Description
Moss Side, Manchester born Charles Baker played first class cricket for Warwickshire between 1905 and 1920. He was a left-handed middle order batsman, an infrequent leg break and googly bowler and on occasion a wicket-keeper.
Baker is recorded as playing for Warwickshire’s second eleven in 1903. But he did not make his first team debut until the opening match of the 1905 season, when he established himself immediately with a score of 53 in the second innings of the game with Somerset. In only his fourth game, he scored 102 against Cambridge University. Though he didn’t make any further centuries in 1905, he retained his place in the side and totalled 956 runs at an average of 28.96. Wisden Cricketers’ Almanack commented in its 1906 edition that he “showed capital form on many occasions”, though it added that he was inclined to be a slow scorer.
Baker remained as a regular member of the Warwickshire first team right up to the First World War, including their surprise County Championship triumph of 1911. His best season in terms of his batting average was 1906, when his 848 runs came at an average of 40.38. He headed Warwickshire’s averages in the wet summer of 1907 and Wisden noted that he was “now quite one of the best left handed batsmen in the country”; it added that “he at times erred on the side of over-caution, but he proved on several occasions the possession of ability to hit very hard indeed”. In both 1907 and 1908 Baker failed by just a few runs to achieve 1,000 runs in the season, but his batting fell back in 1909 and he averaged only 18.60 in that season before returning to form in 1910, when he scored exactly 1,000 runs. The runs in 1910 included an unbeaten innings of 155 in the match against Worcestershire, made out of a total of 292, and this proved to be highest score of his career.

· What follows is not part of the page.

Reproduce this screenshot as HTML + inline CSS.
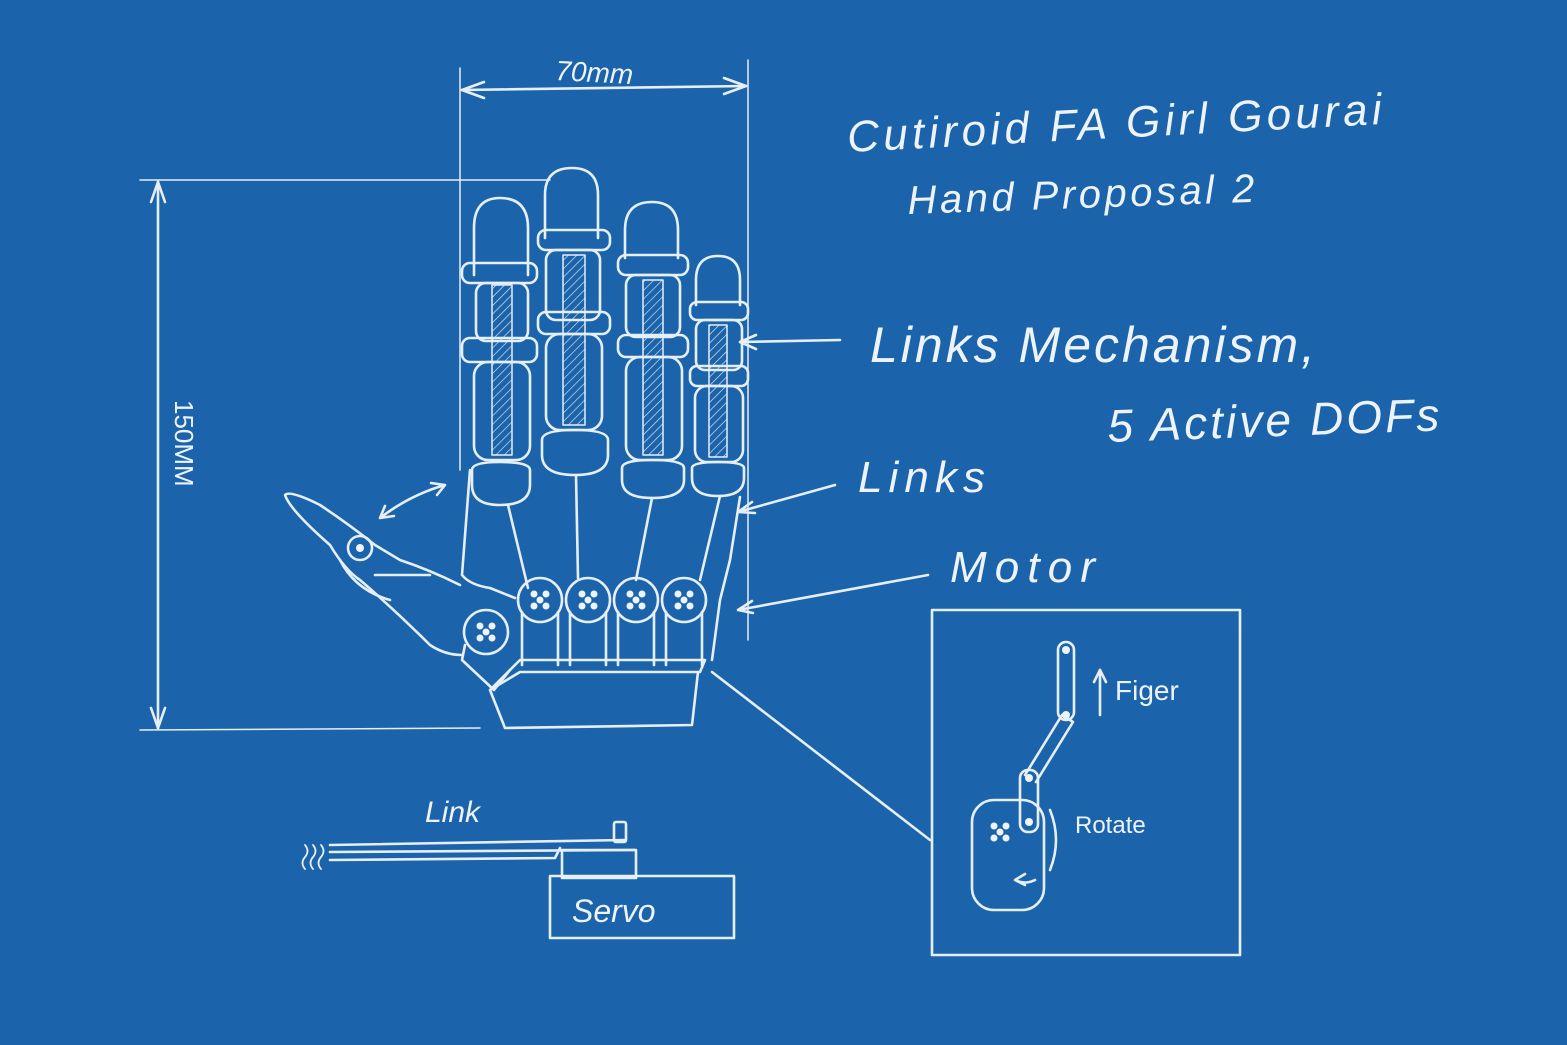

Baker’s part in Warwickshire’s unexpected Championship victory in 1911 was a modest one, for he scored only 665 runs and was left out of the side for some matches in mid-season. He returned to better form in the wet summer of 1912 and in 1913 had his best season in terms of aggregate, scoring 1,242 runs at an average of 33.56, and he passed 1,000 runs again in the 1914 season. He returned to Warwickshire after the First World War, but had no success, appearing in two matches in each of the 1919 and 1920 seasons before retiring from first class cricket.
After retiring Baker became a cartoonist, working for the Daily Express. Baker settled in Cornwall and from 1925 to 1931 he played Minor Counties cricket for Cornwall as an amateur, often referred to in the scorecards of the time as “Mr C. Shaw Baker”, sometimes captaining the team.